LISTING:

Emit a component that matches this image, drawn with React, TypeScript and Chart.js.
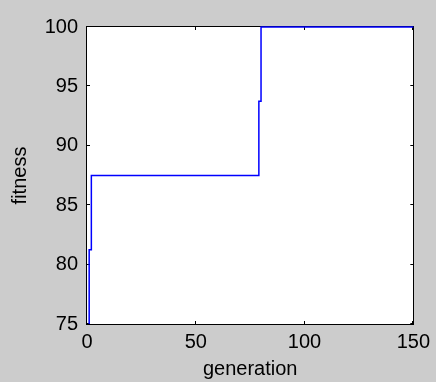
import React, { useEffect, useRef } from "react";
import { Chart, registerables } from "chart.js";

Chart.register(...registerables);

// Data (best-fitness per generation, step changes only)
const generations = [1, 1, 2, 79, 80, 150];
const fitness = [75, 81.25, 87.5, 93.75, 100, 100];
const xTicks = [0, 50, 100, 150];
const yTicks = [75, 80, 85, 90, 95, 100];

const FONT = "'Liberation Sans', Arial, sans-serif";
const FONT_SIZE = 20;

const framePlugin = {
  id: "matlabFrame",
  beforeDraw(chart: any) {
    const { ctx, chartArea } = chart;
    ctx.save();
    ctx.fillStyle = "#ffffff";
    ctx.fillRect(chartArea.left, chartArea.top, chartArea.right - chartArea.left, chartArea.bottom - chartArea.top);
    ctx.restore();
  },
  beforeDatasetsDraw(chart: any) {
    const { ctx, chartArea, scales } = chart;
    const { left, right, top, bottom } = chartArea;
    ctx.save();
    ctx.strokeStyle = "#000000";
    ctx.lineWidth = 1;
    ctx.strokeRect(Math.round(left) - 0.5, Math.round(top) - 0.5, Math.round(right - left) + 1, Math.round(bottom - top) + 1);
    const tl = 3;
    ctx.beginPath();
    xTicks.forEach((v) => {
      const px = Math.round(scales.x.getPixelForValue(v)) - 0.5;
      ctx.moveTo(px, bottom);
      ctx.lineTo(px, bottom - tl);
      ctx.moveTo(px, top);
      ctx.lineTo(px, top + tl);
    });
    yTicks.forEach((v) => {
      const py = Math.round(scales.y.getPixelForValue(v)) - 0.5;
      ctx.moveTo(left, py);
      ctx.lineTo(left + tl, py);
      ctx.moveTo(right, py);
      ctx.lineTo(right - tl, py);
    });
    ctx.stroke();
    ctx.restore();
  },
};

export default function App() {
  const canvasRef = useRef<HTMLCanvasElement | null>(null);

  useEffect(() => {
    document.body.style.margin = "0";
    const canvas = canvasRef.current;
    if (!canvas) return;
    const chart = new Chart(canvas, {
      type: "line",
      data: {
        datasets: [
          {
            data: generations.map((g, i) => ({ x: g, y: fitness[i] })),
            borderColor: "#0000ff",
            borderWidth: 1.5,
            pointRadius: 0,
            fill: false,
            stepped: true,
            clip: false as any,
            tension: 0,
          },
        ],
      },
      options: {
        animation: false,
        responsive: false,
        devicePixelRatio: 1,
        layout: { padding: { top: 27, right: 21, left: 0, bottom: 0 } },
        plugins: {
          legend: { display: false },
          tooltip: { enabled: false },
        },
        scales: {
          x: {
            type: "linear",
            min: 0,
            max: 150,
            afterBuildTicks: (scale: any) => {
              scale.ticks = xTicks.map((v) => ({ value: v }));
            },
            afterFit: (scale: any) => {
              scale.height = 58;
            },
            ticks: {
              color: "#000000",
              font: { family: FONT, size: FONT_SIZE },
              padding: 6,
              maxRotation: 0,
            },
            grid: { display: false, drawTicks: false },
            border: { display: false },
            title: {
              display: true,
              text: "generation",
              color: "#000000",
              font: { family: FONT, size: FONT_SIZE },
              padding: { top: 0, bottom: 1 },
            },
          },
          y: {
            type: "linear",
            min: 75,
            max: 100,
            afterBuildTicks: (scale: any) => {
              scale.ticks = yTicks.map((v) => ({ value: v }));
            },
            afterFit: (scale: any) => {
              scale.width = 87;
            },
            ticks: {
              color: "#000000",
              font: { family: FONT, size: FONT_SIZE },
              padding: 9,
            },
            grid: { display: false, drawTicks: false },
            border: { display: false },
            title: {
              display: true,
              text: "fitness",
              color: "#000000",
              font: { family: FONT, size: FONT_SIZE },
              padding: { top: 8, bottom: 0 },
            },
          },
        },
      },
      plugins: [framePlugin],
    });
    return () => chart.destroy();
  }, []);

  return (
    <div style={{ position: "absolute", left: 0, top: 0, width: 436, height: 382, background: "#cccccc" }}>
      <canvas ref={canvasRef} width={436} height={382} style={{ display: "block" }} />
    </div>
  );
}
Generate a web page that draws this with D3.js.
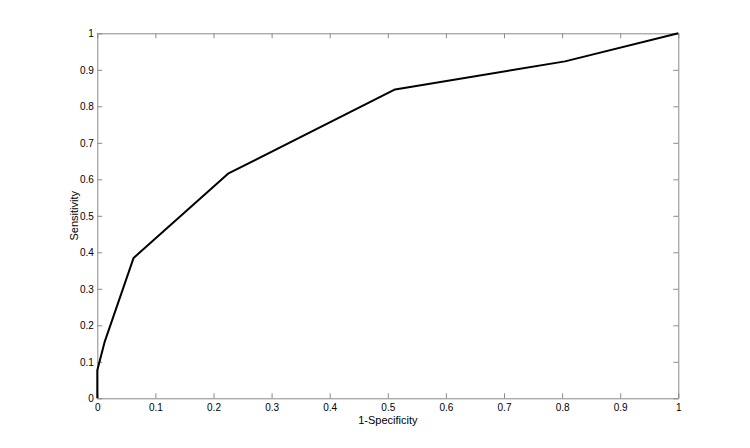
<!DOCTYPE html>
<html><head><meta charset="utf-8">
<script src="https://cdn.jsdelivr.net/npm/d3@7"></script>
<style>body{margin:0;background:#fff}svg{display:block}text{font-family:"Liberation Sans",Arial,Helvetica,sans-serif}</style>
</head><body><svg id="c" width="750" height="448"></svg>
<script>
const fpr = [0, 0, 0.0125, 0.0625, 0.225, 0.5125, 0.805, 1];
const tpr = [0, 0.0769, 0.1538, 0.3846, 0.6154, 0.8462, 0.9231, 1];
const tickValues = [0, 0.1, 0.2, 0.3, 0.4, 0.5, 0.6, 0.7, 0.8, 0.9, 1];
const xLabel = "1-Specificity";
const yLabel = "Sensitivity";

const L = 97.3, R = 678.3, T = 33.3, B = 398.3;
const svg = d3.select("#c");
const x = d3.scaleLinear().domain([0, 1]).range([L, R]);
const y = d3.scaleLinear().domain([0, 1]).range([B, T]);
const fmt = d => d === 0 ? "0" : d === 1 ? "1" : d3.format(".1f")(d);
const grey = "#8a8a8a";

function styleAxis(g, showText) {
  g.select(".domain").attr("stroke", grey).attr("stroke-width", 1);
  g.selectAll(".tick line").attr("stroke", grey);
  g.selectAll(".tick text").attr("fill", "#000").attr("font-size", "10px").style("display", showText ? null : "none");
}
svg.append("g").attr("transform", `translate(0,${B})`)
  .call(d3.axisBottom(x).tickValues(tickValues).tickFormat(fmt).tickSizeInner(-5).tickSizeOuter(0).tickPadding(6))
  .call(g => styleAxis(g, true));
svg.append("g").attr("transform", `translate(${L},0)`)
  .call(d3.axisLeft(y).tickValues(tickValues).tickFormat(fmt).tickSizeInner(-5).tickSizeOuter(0).tickPadding(3.5))
  .call(g => styleAxis(g, true));
svg.append("g").attr("transform", `translate(0,${T})`)
  .call(d3.axisTop(x).tickValues(tickValues).tickFormat("").tickSizeInner(-5).tickSizeOuter(0))
  .call(g => styleAxis(g, false));
svg.append("g").attr("transform", `translate(${R},0)`)
  .call(d3.axisRight(y).tickValues(tickValues).tickFormat("").tickSizeInner(-5).tickSizeOuter(0))
  .call(g => styleAxis(g, false));

const pts = fpr.map((f, i) => [f, tpr[i]]);
svg.append("path").datum(pts)
  .attr("fill", "none").attr("stroke", "#000").attr("stroke-width", 2).attr("stroke-linejoin", "round")
  .attr("d", d3.line().x(d => x(d[0])).y(d => y(d[1])));

svg.append("text").attr("x", (L + R) / 2).attr("y", 424).attr("text-anchor", "middle")
  .attr("font-size", "11px").text(xLabel);
svg.append("text").attr("transform", `translate(77.5,${(T + B) / 2}) rotate(-90)`).attr("text-anchor", "middle")
  .attr("font-size", "11px").text(yLabel);
</script></body></html>
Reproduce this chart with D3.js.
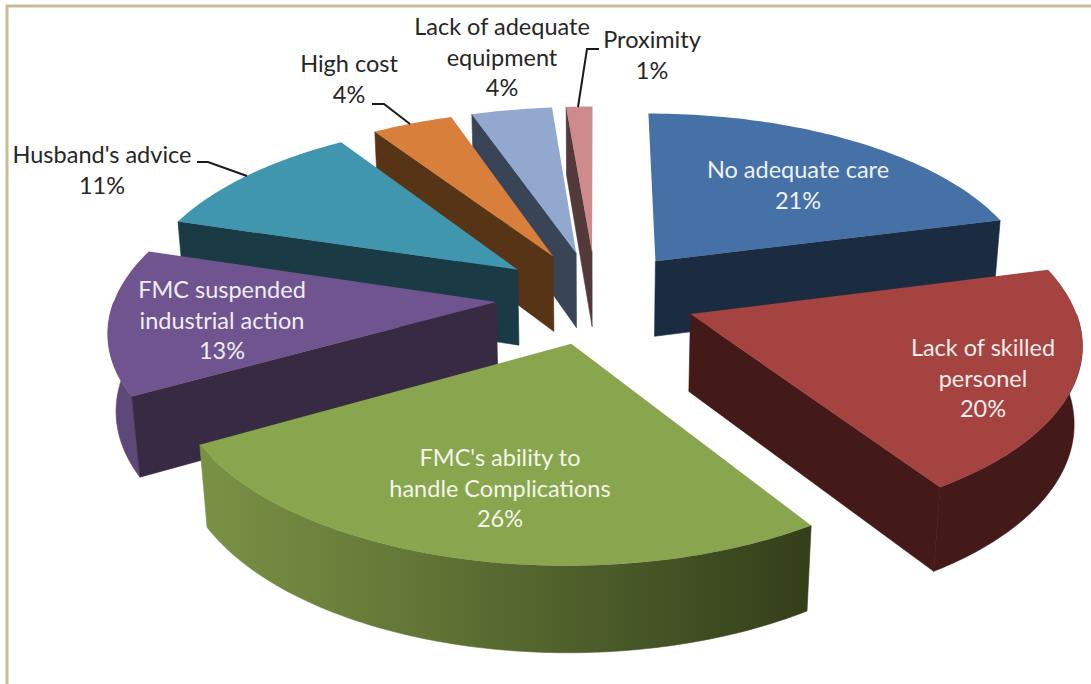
<!DOCTYPE html>
<html><head><meta charset="utf-8">
<script src="https://cdn.jsdelivr.net/npm/d3@7/dist/d3.min.js"></script>
<style>html,body{margin:0;background:#fff;overflow:hidden}svg{display:block}text{font-family:Lato,sans-serif;font-size:23.5px}</style>
</head><body><svg id="c" width="1091" height="684"></svg>
<script>
const categories = ["No adequate care","Lack of skilled personel","FMC's ability to handle Complications","FMC suspended industrial action","Husband's advice","High cost","Lack of adequate equipment","Proximity"];
const shares = [21,20,26,13,11,4,4,1.3];
const percentLabels = ["21%","20%","26%","13%","11%","4%","4%","1%"];
const topColors = ["#4571a7","#a54340","#89a54e","#6f5490","#3f96ae","#d87f3b","#92a8cf","#cd8c8b"];
const wallColors = ["#1b2c42","#43191a","#37421d","#392a44","#1a3a45","#573415","#3a4457","#54393a"];
const outerWallColors = ["#1b2c42","#43191a","url(#greenWall)","#5d4878","#1a3a45","#573415","#3a4457","#54393a"];
const labelLines = [["No adequate care"],["Lack of skilled","personel"],["FMC's ability to","handle Complications"],["FMC suspended","industrial action"],["Husband's advice"],["High cost"],["Lack of adequate","equipment"],["Proximity"]];

// layout
const view = {cx:596, cy:297, R:381, explode:100, depth:88, focal:2450, sinE:0.465};
view.cosE = Math.sqrt(1-view.sinE*view.sinE);
const labelPlace = [
 {x:798,y:178,fill:"#eef2f8"},{x:983,y:356,fill:"#f6ecec"},{x:500,y:466,fill:"#f3f6ea"},{x:222,y:298,fill:"#f1edf5"},
 {x:102,y:163,fill:"#262626"},{x:349,y:72,fill:"#262626"},{x:502,y:35,fill:"#262626"},{x:652,y:48,fill:"#262626"}];
const leaders = [null,null,null,null,
 [[197,162],[208,162],[247,176]],
 [[372,104],[384,104],[410,124]],
 null,
 [[599,49],[587,49],[578,107]]];

function project(x,z,h){
  const d = view.focal + z*view.cosE + h*view.sinE, s = view.focal/d;
  return [view.cx + x*s, view.cy + (-z*view.sinE + h*view.cosE)*s];
}
const svg = d3.select("#c");
const defs = svg.append("defs");
const g0 = defs.append("linearGradient").attr("id","greenWall").attr("gradientUnits","userSpaceOnUse")
  .attr("x1",203).attr("x2",815).attr("y1",0).attr("y2",0);
[[0,"#7a9145"],[0.3,"#667a38"],[0.6,"#4f5f2b"],[1,"#333e1a"]].forEach(s=>g0.append("stop").attr("offset",s[0]).attr("stop-color",s[1]));

// frame
svg.append("rect").attr("x",7).attr("y",6).attr("width",1100).attr("height",700).attr("fill","#fff")
  .attr("stroke","#c6bd97").attr("stroke-width",3);

const pie = d3.pie().sort(null).value(d=>d).startAngle(0).endAngle(2*Math.PI);
const arcs = pie(shares).map((a,i)=>({...a,i}));
const line = d3.line();
const paintOrder = [7,6,5,0,4,3,1,2];

function pt(a,r,th,h){
  const bis=(a.startAngle+a.endAngle)/2;
  const x=view.explode*Math.sin(bis)+r*Math.sin(th);
  const z=view.explode*Math.cos(bis)+r*Math.cos(th);
  return project(x,z,h);
}
function arcPts(a,t0,t1,h){
  const n=Math.max(2,Math.ceil((t1-t0)/0.02));
  return d3.range(n+1).map(k=>pt(a,view.R,t0+(t1-t0)*k/n,h));
}
const closed = p=>line(p)+"Z";
const marks = svg.append("g");
paintOrder.forEach(i=>{
  const a=arcs[i], g=marks.append("g");
  const s=a.startAngle, e=a.endAngle, D=view.depth;
  const t0=Math.max(s,Math.PI/2), t1=Math.min(e,1.5*Math.PI);
  if(t1>t0) g.append("path").attr("fill",outerWallColors[i]).attr("stroke",outerWallColors[i]).attr("stroke-width",0.6)
    .attr("d",closed(arcPts(a,t0,t1,0).concat(arcPts(a,t0,t1,D).reverse())));
  [[s,Math.cos(s-Math.PI/2)],[e,Math.cos(e+Math.PI/2)]].forEach(([th,nz])=>{
    if(nz<0) g.append("path").attr("fill",wallColors[i]).attr("stroke",wallColors[i]).attr("stroke-width",0.6)
      .attr("d",closed([pt(a,0,0,0),pt(a,view.R,th,0),pt(a,view.R,th,D),pt(a,0,0,D)]));
  });
  g.append("path").attr("fill",topColors[i]).attr("d",closed([pt(a,0,0,0)].concat(arcPts(a,s,e,0))));
});
leaders.forEach(l=>{ if(l) svg.append("path").attr("d",line(l)).attr("fill","none").attr("stroke","#1a1a1a").attr("stroke-width",2); });
categories.forEach((c,i)=>{
  const p=labelPlace[i];
  const t=svg.append("text").attr("text-anchor","middle").attr("fill",p.fill);
  labelLines[i].concat([percentLabels[i]]).forEach((s,k)=>{
    t.append("tspan").attr("x",p.x).attr("y",p.y+k*30.7).text(s);
  });
});
</script></body></html>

WHAT THE EXERCISE ASKS: The lines from the start of the entries above through the one containing "const FONT_SIZE = 20;" are to be retyped exactly, and no others. Pictures are left out.

FINISHED ANSWER:
Emit a component that matches this image, drawn with React, TypeScript and Chart.js.
import React, { useEffect, useRef } from "react";
import { Chart, registerables } from "chart.js";

Chart.register(...registerables);

// Data (best-fitness per generation, step changes only)
const generations = [1, 1, 2, 79, 80, 150];
const fitness = [75, 81.25, 87.5, 93.75, 100, 100];
const xTicks = [0, 50, 100, 150];
const yTicks = [75, 80, 85, 90, 95, 100];

const FONT = "'Liberation Sans', Arial, sans-serif";
const FONT_SIZE = 20;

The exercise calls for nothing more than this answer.